Priests, current and former, join voices in New York

By DICK RYAN
New York

Three days before Pentecost, a group composed mostly of priests and former priests met here to discuss healing and reform needed in response to the church’s ongoing sex abuse crisis. Organizers spoke of their intention to form a permanent group to continue the conversation.

“We want to be able to speak out on issues, build alliances with similar groups around the country and invite women and the laity to join us,” said Tom McCabe, a former priest and one of the organizers.

Fifty people had been expected for the May 16 gathering at the Catholic Newman Center of Queens College (part of New York’s public university system), but about 120 showed up from around the city and Long Island. Another meeting is planned for the fall.

“I feel very optimistic about this group,” said organizer Msgr. Bryan Karvellis, pastor of Transfiguration Church in Brooklyn. “We’re not clandestine and we’re not going to picket or make protests. Our hope is to continue to grow while making the church a better place, making it gospel.”

Another organizer, Msgr. John Powis of St. Barbara’s Parish in Brooklyn, said, “We’re not looking to challenge anyone but to start talking among ourselves and perhaps pressuring for change in areas like optional celibacy, the position of women in the church and the selection of bishops and pastors.”

Eugene Kennedy, author, psychologist and former priest, gave a talk about the divisions created by the hierarchy and the kind of leadership that must eventually fill the vacuum: “holy, healthy, whole.”

Kennedy called the hierarchy “the controlling and corrupt reflection of an organization that has so divided people that it can’t even understand how it has so often demeaned and degraded people. And you don’t have to get them to cooperate with you or give permission in order to do something about this.”

Fr. James Sullivan, an 81-year-old Brooklyn priest who participated in the meeting, said priests have been “the most compliant of all during this scandal. They have not spoken up. This group could change all that.”

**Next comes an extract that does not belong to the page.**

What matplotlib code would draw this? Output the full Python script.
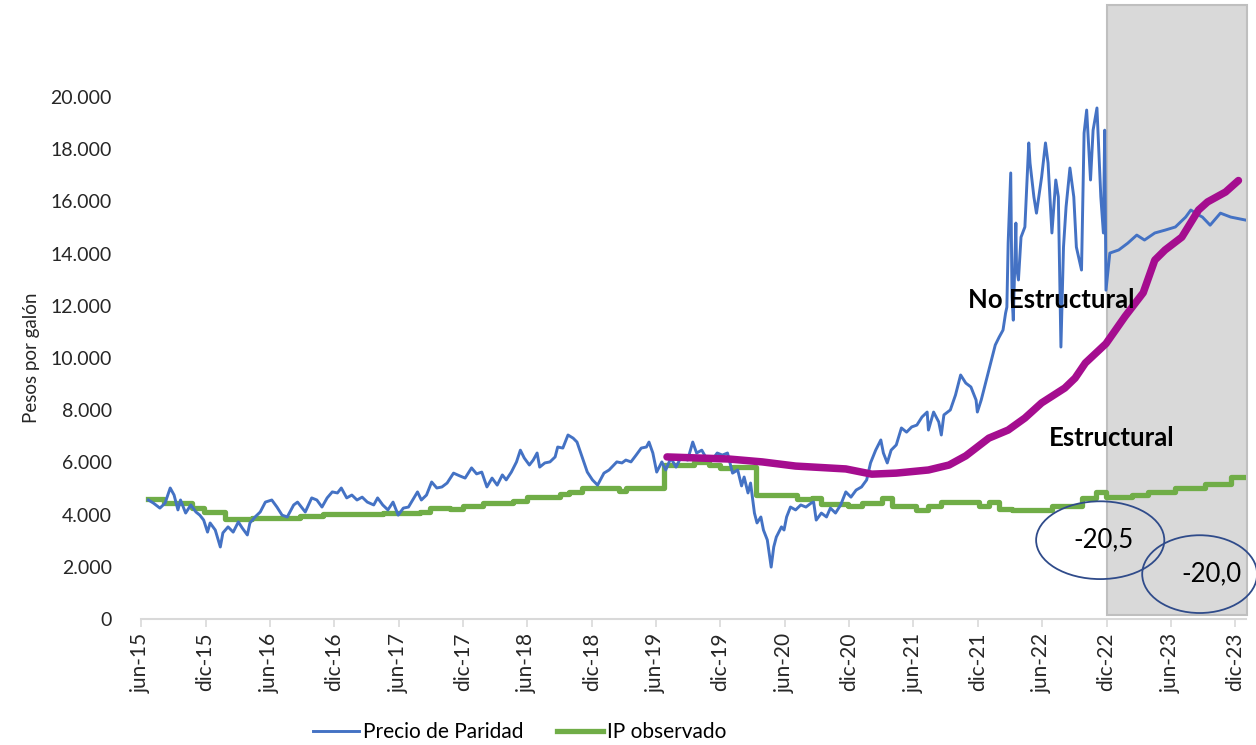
import matplotlib
matplotlib.use('Agg')
import matplotlib.pyplot as plt
import matplotlib.transforms as mtransforms
import matplotlib.dates as mdates
from matplotlib.patches import Ellipse, Rectangle
import pandas as pd

plt.rcParams['font.family'] = ['Lato', 'DejaVu Sans']

# (decimal year, pesos/galon)
paridad = [
    (2015.47, 4560), (2015.51, 4440), (2015.56, 4250), (2015.60, 4440), (2015.64, 5020),
    (2015.67, 4750), (2015.70, 4180), (2015.72, 4560), (2015.76, 4060), (2015.80, 4370),
    (2015.84, 4100), (2015.87, 3980), (2015.90, 3790), (2015.93, 3330), (2015.95, 3680),
    (2015.99, 3410), (2016.03, 2760), (2016.05, 3300), (2016.09, 3530), (2016.13, 3330),
    (2016.17, 3720), (2016.20, 3490), (2016.24, 3220), (2016.26, 3680), (2016.30, 3910),
    (2016.34, 4100), (2016.38, 4480), (2016.43, 4560), (2016.47, 4290), (2016.51, 3980),
    (2016.55, 3910), (2016.60, 4370), (2016.63, 4480), (2016.69, 4100), (2016.74, 4640),
    (2016.78, 4560), (2016.82, 4290), (2016.86, 4640), (2016.90, 4870), (2016.94, 4830),
    (2016.97, 5020), (2017.01, 4640), (2017.05, 4750), (2017.09, 4560), (2017.13, 4670),
    (2017.17, 4480), (2017.22, 4370), (2017.25, 4640), (2017.29, 4370), (2017.33, 4180),
    (2017.37, 4480), (2017.41, 3980), (2017.45, 4250), (2017.49, 4290), (2017.56, 4870),
    (2017.59, 4560), (2017.63, 4750), (2017.67, 5250), (2017.71, 5020), (2017.75, 5060),
    (2017.79, 5210), (2017.84, 5590), (2017.89, 5480), (2017.93, 5400), (2017.98, 5790),
    (2018.02, 5560), (2018.06, 5630), (2018.10, 5060), (2018.14, 5400), (2018.18, 5130),
    (2018.22, 5520), (2018.25, 5330), (2018.29, 5630), (2018.33, 6020), (2018.36, 6470),
    (2018.39, 6170), (2018.43, 5900), (2018.46, 6090), (2018.49, 6360), (2018.51, 5820),
    (2018.55, 5980), (2018.59, 6020), (2018.63, 6210), (2018.65, 6590), (2018.69, 6550),
    (2018.73, 7050), (2018.77, 6930), (2018.80, 6780), (2018.84, 6210), (2018.88, 5630),
    (2018.92, 5330), (2018.96, 5130), (2019.01, 5590), (2019.05, 5710), (2019.11, 6020),
    (2019.15, 5980), (2019.18, 6090), (2019.22, 6020), (2019.26, 6280), (2019.30, 6550),
    (2019.34, 6590), (2019.36, 6780), (2019.39, 6360), (2019.42, 5630), (2019.46, 6020),
    (2019.49, 5710), (2019.53, 6170), (2019.57, 5820), (2019.61, 6210), (2019.66, 6090),
    (2019.70, 6780), (2019.73, 6360), (2019.77, 6470), (2019.80, 6210), (2019.85, 6090),
    (2019.89, 6360), (2019.93, 6280), (2019.97, 6360), (2020.01, 5590), (2020.05, 5710),
    (2020.08, 5100), (2020.10, 5440), (2020.13, 4830), (2020.15, 5210), (2020.18, 4060),
    (2020.20, 3680), (2020.23, 3910), (2020.25, 3410), (2020.28, 3030), (2020.31, 1990),
    (2020.33, 2760), (2020.35, 3140), (2020.39, 3530), (2020.41, 3410), (2020.43, 3910),
    (2020.46, 4290), (2020.50, 4180), (2020.54, 4370), (2020.58, 4290), (2020.62, 4440),
    (2020.64, 4480), (2020.66, 3790), (2020.70, 4060), (2020.74, 3910), (2020.77, 4250),
    (2020.81, 4060), (2020.85, 4370), (2020.89, 4870), (2020.93, 4670), (2020.97, 4940),
    (2021.01, 5060), (2021.05, 5330), (2021.08, 5980), (2021.12, 6470), (2021.16, 6860),
    (2021.18, 6360), (2021.21, 5980), (2021.24, 6470), (2021.28, 6670), (2021.32, 7320),
    (2021.36, 7160), (2021.40, 7360), (2021.44, 7430), (2021.48, 7740), (2021.52, 7930),
    (2021.53, 7240), (2021.57, 7930), (2021.61, 7550), (2021.63, 7050), (2021.65, 7820),
    (2021.70, 8010), (2021.74, 8580), (2021.78, 9350), (2021.82, 9040), (2021.86, 8890),
    (2021.90, 8390), (2021.91, 7930), (2021.94, 8390), (2021.98, 9160), (2022.02, 9920),
    (2022.05, 10500), (2022.08, 10800), (2022.11, 11070), (2022.13, 11720), (2022.14, 11950),
    (2022.15, 14400), (2022.17, 17090), (2022.18, 12340), (2022.19, 11450), (2022.21, 15170),
    (2022.215, 13490), (2022.23, 12990), (2022.25, 14630), (2022.28, 15020), (2022.31, 18240),
    (2022.32, 17470), (2022.35, 16170), (2022.37, 15550), (2022.41, 16930), (2022.44, 18240),
    (2022.46, 17470), (2022.49, 14790), (2022.52, 16820), (2022.54, 16170), (2022.56, 10420),
    (2022.58, 14250), (2022.60, 15790), (2022.63, 17280), (2022.66, 16170), (2022.68, 14250),
    (2022.72, 13370), (2022.74, 18620), (2022.76, 19500), (2022.79, 16820), (2022.81, 18730),
    (2022.84, 19580), (2022.87, 16170), (2022.89, 14790), (2022.90, 18730), (2022.91, 12600),
    (2022.94, 14020), (2023.01, 14140), (2023.08, 14400), (2023.15, 14710), (2023.21, 14520),
    (2023.29, 14790), (2023.37, 14900), (2023.45, 15020), (2023.53, 15400), (2023.57, 15670),
    (2023.63, 15480), (2023.66, 15400), (2023.72, 15090), (2023.80, 15550), (2023.88, 15400),
    (2023.99, 15290),
]

# step changes of the observed price (IP observado)
ip_obs = [
    (2015.47, 4600), (2015.59, 4440), (2015.81, 4250), (2015.90, 4100), (2016.07, 3830),
    (2016.28, 3870), (2016.65, 3950), (2016.83, 4020), (2017.29, 4060), (2017.58, 4100),
    (2017.66, 4250), (2017.81, 4210), (2017.91, 4330), (2018.07, 4440), (2018.30, 4520),
    (2018.41, 4670), (2018.67, 4790), (2018.74, 4870), (2018.84, 5020), (2019.13, 4900),
    (2019.18, 5020), (2019.48, 5900), (2019.71, 6020), (2019.83, 5900), (2019.91, 5790),
    (2020.01, 5820), (2020.19, 4750), (2020.51, 4600), (2020.63, 4640), (2020.70, 4400),
    (2020.91, 4330), (2021.01, 4440), (2021.17, 4640), (2021.25, 4330), (2021.43, 4180),
    (2021.53, 4330), (2021.63, 4480), (2021.92, 4330), (2022.00, 4480), (2022.08, 4210),
    (2022.18, 4180), (2022.49, 4330), (2022.72, 4640), (2022.83, 4870), (2022.91, 4670),
    (2023.11, 4750), (2023.24, 4870), (2023.45, 5020), (2023.68, 5170), (2023.88, 5440),
    (2023.99, 5440),
]

estructural = [
    (2019.50, 6210), (2019.98, 6130), (2020.24, 6020), (2020.50, 5860), (2020.89, 5750),
    (2021.09, 5550), (2021.28, 5590), (2021.53, 5710), (2021.69, 5900), (2021.82, 6250),
    (2022.00, 6930), (2022.15, 7240), (2022.28, 7700), (2022.41, 8280), (2022.59, 8850),
    (2022.67, 9230), (2022.75, 9810), (2022.91, 10550), (2023.06, 11600), (2023.20, 12500),
    (2023.29, 13750), (2023.37, 14140), (2023.50, 14630), (2023.63, 15670), (2023.70, 15980),
    (2023.84, 16360), (2023.94, 16800),
]

ellipse_labels = ['-20,5', '-20,0']
MESES = {6: 'jun', 12: 'dic'}


def to_dates(ts):
    out = []
    for t in ts:
        y = int(t)
        out.append(pd.Timestamp(year=y, month=1, day=1) + pd.Timedelta(days=(t - y) * 365.25))
    return out


fig = plt.figure(figsize=(12.56, 7.45), dpi=100)
ax = fig.add_axes([0.1123, 0.1691, 0.8798, 0.7007])

# shaded projection window
trans = mtransforms.blended_transform_factory(ax.transData, ax.transAxes)
x0 = mdates.date2num(pd.Timestamp('2022-12-01'))
x1 = mdates.date2num(pd.Timestamp('2024-01-04'))
ax.add_patch(Rectangle((x0, 0.008), x1 - x0, 1.168, transform=trans, facecolor='#d9d9d9',
                       edgecolor='#bfbfbf', lw=1.5, clip_on=False, zorder=0))

bt, bv = zip(*paridad)
gt, gv = zip(*ip_obs)
et, ev = zip(*estructural)

ax.plot(to_dates(gt), gv, color='#70ad47', lw=3.8, drawstyle='steps-post',
        label='IP observado', zorder=2)
ax.plot(to_dates(bt), bv, color='#4472c4', lw=2.1, label='Precio de Paridad', zorder=3)
ax.plot(to_dates(et), ev, color='#a50d8f', lw=5.4, solid_capstyle='round', zorder=4)

# axes styling
ticks = pd.date_range('2015-06-01', '2023-12-01', freq='6MS')
ax.set_xticks(ticks)
ax.set_xticklabels([f"{MESES[d.month]}-{d.strftime('%y')}" for d in ticks], rotation=90,
                   fontsize=15, color='#262626')
ax.set_xlim(pd.Timestamp('2015-06-01'), pd.Timestamp('2024-01-01'))
ax.set_ylim(0, 20000)
ax.set_yticks(range(0, 20001, 2000))
ax.set_yticklabels([f"{v:,}".replace(',', '.') for v in range(0, 20001, 2000)],
                   fontsize=14, color='#262626')
ax.tick_params(axis='y', length=0, pad=21)
ax.tick_params(axis='x', length=6, color='#d9d9d9', width=1.2, pad=4)
for s in ['top', 'right', 'left']:
    ax.spines[s].set_visible(False)
ax.spines['bottom'].set_color('#d9d9d9')
ax.spines['bottom'].set_linewidth(1.5)
ax.set_ylabel('Pesos por galón', fontsize=13.5, color='#262626')
ax.yaxis.set_label_coords(-0.0914, 0.5)

# annotations
ax.text(0.824, 0.611, 'No Estructural', transform=ax.transAxes, fontsize=18.5,
        fontweight='bold', ha='center', va='center', zorder=5)
ax.text(0.878, 0.347, 'Estructural', transform=ax.transAxes, fontsize=18.5,
        fontweight='bold', ha='center', va='center', zorder=5)

ell_pos = [(0.868, 0.151, 0.116), (0.958, 0.086, 0.104)]
txt_pos = [(0.871, 0.151), (0.969, 0.086)]
for (cx, cy, w), (tx, ty), lab in zip(ell_pos, txt_pos, ellipse_labels):
    ax.add_patch(Ellipse((cx, cy), w, 0.149, transform=ax.transAxes, fill=False,
                         edgecolor='#2f4b8a', lw=1.3, clip_on=False, zorder=5))
    ax.text(tx, ty, lab, transform=ax.transAxes, fontsize=18.5, ha='center', va='center',
            zorder=6)

handles, labels = ax.get_legend_handles_labels()
fig.legend(handles[::-1], labels[::-1], loc='center', bbox_to_anchor=(0.414, 0.017), ncol=2,
           frameon=False, fontsize=15, handlelength=2.2, columnspacing=1.6, handletextpad=0.2)

fig.savefig('out.png', dpi=100)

A New York priest who asked not to be named said, “This group of men could be another voice for the future of the church, but one of many voices. I see them filling the vacuum of credible episcopal leadership that was lost by the hierarchy’s failures during the crisis and was lost again at that Vatican meeting where the cardinals became emasculated Roman clones.”

Cathy Kelly, a former nun, said, “As a nurse, I see the scandal as a wound that is being drained, and the healing could come from this group that truly loves the church and the face of Jesus.”

Fr. Neil Connolly, pastor of St. Mary’s Church in New York who has refused the title of monsignor, said, “The hard truth is that we will probably always have bishops, but that’s fine as long as there is consultation and affirmation, and bishops who are better administrators. I hope this group perseveres in what they have begun.”

Dick Ryan is a freelance writer living in New York.